The proposal submitted to the legislative branch of the government by the executive several days ago outlines a Mexico tax reform package that has caught the attention of many maquiladora industry watchers. This is the second in a series of blog posts on this subject.

In addition to narrowing the definition of what a “maquladora operation” is in an important way, the proposed Mexico tax reform of 2013 is worthy of scrutiny for several other reasons:

Once deemed a “maquiladora operation” a foreign manufacturing plant for export in Mexico the maquiladora regime provides or favorable treatment vis a vis Mexican tax law. In the proposed tax reform of 2013 maquiladoras “would have to comply with their transfer pricing obligations by following “Safe Harbor” provisions.  Safe Harbor status shields foreign partners and ownership of a maquiladora by enabling them to avoid setting up a “permanent establishment.”
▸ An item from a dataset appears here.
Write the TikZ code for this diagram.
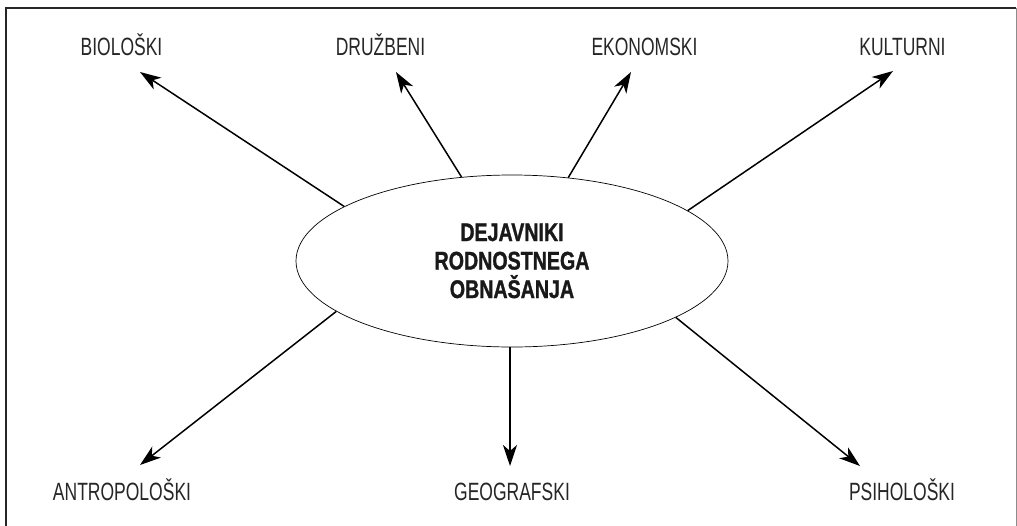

There are two ways to set up a Safe Harbor in Mexico for tax purposes:
(1) implement safe harbor rules and/or provide appropriate transfer pricing documentation
(2) obtain an APA, or an Advanced Pricing Agreement, via a private ruling by Mexican
taxation authorities.

In addition to an important issue such as permanent establishment, the Mexico tax reform proposal of 2003 also puts other significant items on the table. For instance:

  • It examines a limitation on the deductions that can be made related to the payment of salary and wages
  • It would provide for new methods of crediting corporate taxes paid at other locations
  • The proposal would create a uniform rate of VAT taxation nationwide.